You'd also be amazed at what effect seemingly insignificant choices in the implementation of an algorithm can make. The most extreme case I ever saw like that was something like a factor of 2 difference in speed. You might chalk that up to bad coding, but when that code is locked away inside libraries that ship with the language, rank-and-file developers might get stuck with a suboptimal implementation. So it's not just the algorithms themselves that yield new wins, it's careful analysis and improvement of older implementations.
Getting back to the topic of this article, I want to point out that I actually used NIO in a project in a corporate environment, and it seemed to give us wins in stability, thread utilization, and memory consumption, among other things. For the environment, it was probably the right choice. Had we been dealing with a newer Linux environment, or a less heavily loaded server, I suppose going with the "old" pre-NIO way of doing socket I/O would have been better.

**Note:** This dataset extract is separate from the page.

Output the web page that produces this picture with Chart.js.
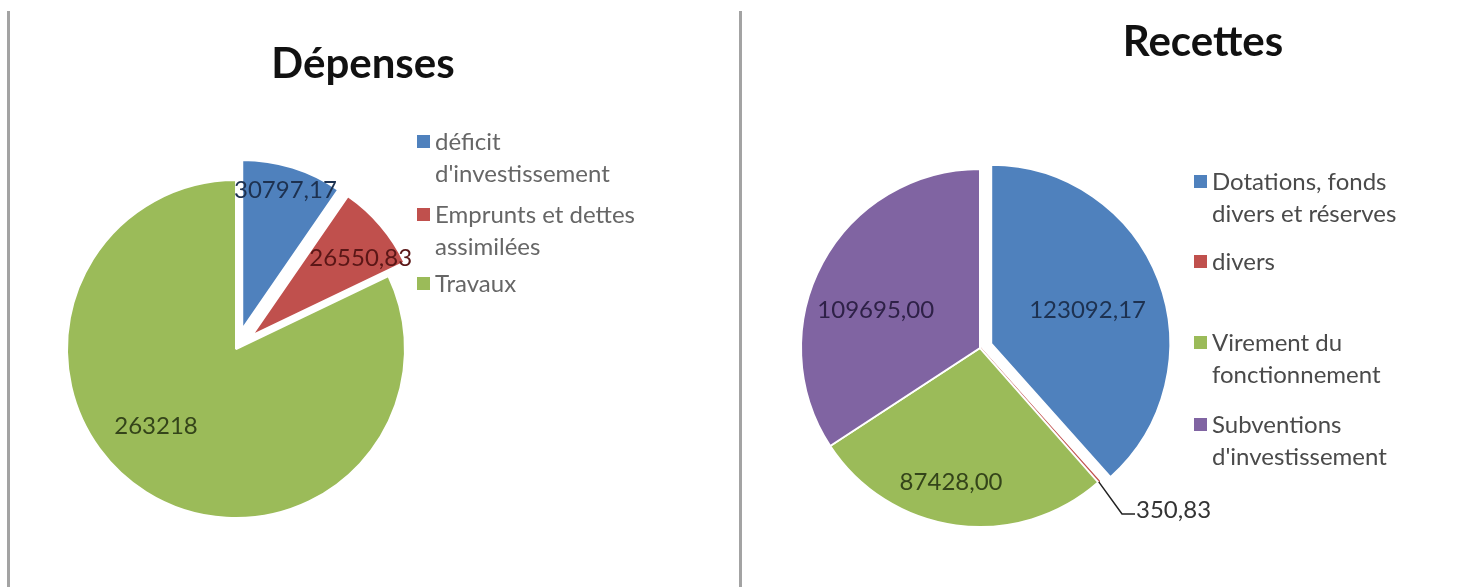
<!DOCTYPE html>
<html>
<head>
<meta charset="utf-8">
<script src="https://cdn.jsdelivr.net/npm/chart.js@4.4.1/dist/chart.umd.min.js"></script>
<style>
    body { margin: 0; background: #fff; }
    #page { position: relative; width: 1475px; height: 587px; overflow: hidden; font-family: Lato, "Open Sans", sans-serif; }
    .vline { position: absolute; top: 11px; bottom: 0; width: 3px; background: #a3a3a3; }
    .box { position: absolute; top: 0; height: 587px; }
    .title { position: absolute; font-weight: bold; font-size: 42px; line-height: 42px; color: #111; transform: translateX(-50%); white-space: nowrap; }
    .legend { position: absolute; top: 0; font-size: 24px; line-height: 32px; }
    .legend .item { position: absolute; left: 0; white-space: nowrap; }
    .legend .sw { position: absolute; left: -18px; top: 10px; width: 13px; height: 13px; }
</style>
</head>
<body>
<div id="page">
    <div class="vline" style="left:7px"></div>
    <div class="vline" style="left:739px"></div>
    <div class="box" style="left:0;width:740px"><canvas id="chart-dep"></canvas></div>
    <div class="box" style="left:740px;width:735px"><canvas id="chart-rec"></canvas></div>
    <div class="title" id="title-dep" style="left:363px;top:41px"></div>
    <div class="title" id="title-rec" style="left:1203px;top:19px"></div>
    <div class="legend" id="legend-dep" style="left:435px;color:#666"></div>
    <div class="legend" id="legend-rec" style="left:1212px;color:#4a4a4a"></div>
</div>
<script>
// ── Data ─────────────────────────────────────────────────────
const DEP_TITLE  = "Dépenses";
const DEP_LABELS = [["déficit", "d'investissement"], ["Emprunts et dettes", "assimilées"], ["Travaux"]];
const DEP_VALUES = [30797.17, 26550.83, 263218];

const REC_TITLE  = "Recettes";
const REC_LABELS = [["Dotations, fonds", "divers et réserves"], ["divers"], ["Virement du", "fonctionnement"], ["Subventions", "d'investissement"]];
const REC_VALUES = [123092.17, 350.83, 87428.00, 109695.00];

// ── Styling ──────────────────────────────────────────────────
const BLUE = "#4f81bd", RED = "#c0504d", GREEN = "#9bbb59", PURPLE = "#8064a2";

function formatFr(v, decimals) {
    const s = decimals == null ? String(v) : v.toFixed(decimals);
    return s.replace(".", ",");
}

// exploded slices + value labels (Excel style)
const pieExtras = {
    id: "pieExtras",
    afterDatasetsUpdate(chart, args, opts) {
        const meta = chart.getDatasetMeta(0);
        meta.data.forEach((arc, i) => {
            const d = (opts.explode || [])[i] || 0;
            if (!d) return;
            const mid = (arc.startAngle + arc.endAngle) / 2;
            arc.x += Math.cos(mid) * d;
            arc.y += Math.sin(mid) * d;
        });
    },
    afterDatasetsDraw(chart, args, opts) {
        const ctx = chart.ctx;
        const meta = chart.getDatasetMeta(0);
        const values = chart.data.datasets[0].data;
        ctx.save();
        ctx.font = opts.font;
        ctx.textBaseline = "middle";
        meta.data.forEach((arc, i) => {
            const p = opts.labels[i];
            const text = formatFr(values[i], opts.decimals);
            const mid = (arc.startAngle + arc.endAngle) / 2 + p.da * Math.PI / 180;
            const r = arc.outerRadius;
            const x = arc.x + Math.cos(mid) * r * p.f;
            const y = arc.y + Math.sin(mid) * r * p.f;
            ctx.fillStyle = opts.colors[i];
            if (p.leader) {
                const m0 = (arc.startAngle + arc.endAngle) / 2;
                ctx.strokeStyle = "#222";
                ctx.lineWidth = 1.5;
                ctx.beginPath();
                ctx.moveTo(arc.x + Math.cos(m0) * r, arc.y + Math.sin(m0) * r);
                ctx.lineTo(x, y);
                ctx.lineTo(x + 13, y);
                ctx.stroke();
                ctx.textAlign = "left";
                ctx.fillText(text, x + 14, y - 4);
            } else {
                ctx.textAlign = "center";
                ctx.fillText(text, x, y);
            }
        });
        ctx.restore();
    }
};

function makePie(canvasId, values, colors, borderColors, radius, padding, extras) {
    return new Chart(document.getElementById(canvasId).getContext("2d"), {
        type: "pie",
        data: {
            labels: values.map((v, i) => i),
            datasets: [{
                data: values,
                backgroundColor: colors,
                borderColor: borderColors,
                borderWidth: 2,
                radius: radius,
            }]
        },
        options: {
            responsive: true,
            maintainAspectRatio: false,
            animation: false,
            events: [],
            layout: { padding: padding },
            plugins: {
                legend: { display: false },
                tooltip: { enabled: false },
                pieExtras: extras,
            }
        },
        plugins: [pieExtras]
    });
}

function buildLegend(id, labels, colors, tops) {
    const el = document.getElementById(id);
    labels.forEach((lines, i) => {
        const item = document.createElement("div");
        item.className = "item";
        item.style.top = tops[i] + "px";
        const sw = document.createElement("span");
        sw.className = "sw";
        sw.style.background = colors[i];
        item.appendChild(sw);
        lines.forEach((line, k) => {
            if (k) item.appendChild(document.createElement("br"));
            item.appendChild(document.createTextNode(line));
        });
        el.appendChild(item);
    });
}

// ── Dépenses ─────────────────────────────────────────────────
const depColors = [BLUE, RED, GREEN];
document.getElementById("title-dep").textContent = DEP_TITLE;
buildLegend("legend-dep", DEP_LABELS, depColors, [125, 198, 267]);
makePie("chart-dep", DEP_VALUES, depColors, "#fff", 169,
    { left: 40, right: 308, top: 149, bottom: 38 },
    {
        explode: [21, 21, 0],
        decimals: null,
        font: "24px Lato, 'Open Sans', sans-serif",
        colors: ["#1d3150", "#5a1616", "#34441a"],
        labels: [{ f: 0.86, da: 0 }, { f: 0.79, da: 5 }, { f: 0.66, da: 13.6 }],
    });

// ── Recettes ─────────────────────────────────────────────────
const recColors = [BLUE, RED, GREEN, PURPLE];
document.getElementById("title-rec").textContent = REC_TITLE;
buildLegend("legend-rec", REC_LABELS, recColors, [165, 245, 326, 408]);
makePie("chart-rec", REC_VALUES, recColors, ["#fff", RED, "#fff", "#fff"], 179,
    { left: 40, right: 295, top: 148, bottom: 39 },
    {
        explode: [12, 0, 0, 0],
        decimals: 2,
        font: "24px Lato, 'Open Sans', sans-serif",
        colors: ["#1d3150", "#333333", "#34441a", "#2e2147"],
        labels: [{ f: 0.57, da: 1.7 }, { f: 1.22, da: 1, leader: true }, { f: 0.77, da: 4.4 }, { f: 0.62, da: -8.4 }],
    });
</script>
</body>
</html>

Had we been on a Solaris system, I'm told the NIO way would have been the best choice hands down, but the company was moving away from Solaris. Still, this raises a valid point -- in the end, you need to tune your code for the environment in which it's running. So if the OS can't do threads well, the whole thread-per-socket approach will stink compared to select-based semantics. I haven't fully read the PDF yet, but it seems like most of this testing was done in Linux. Results for other OSes are not guaranteed to be the same.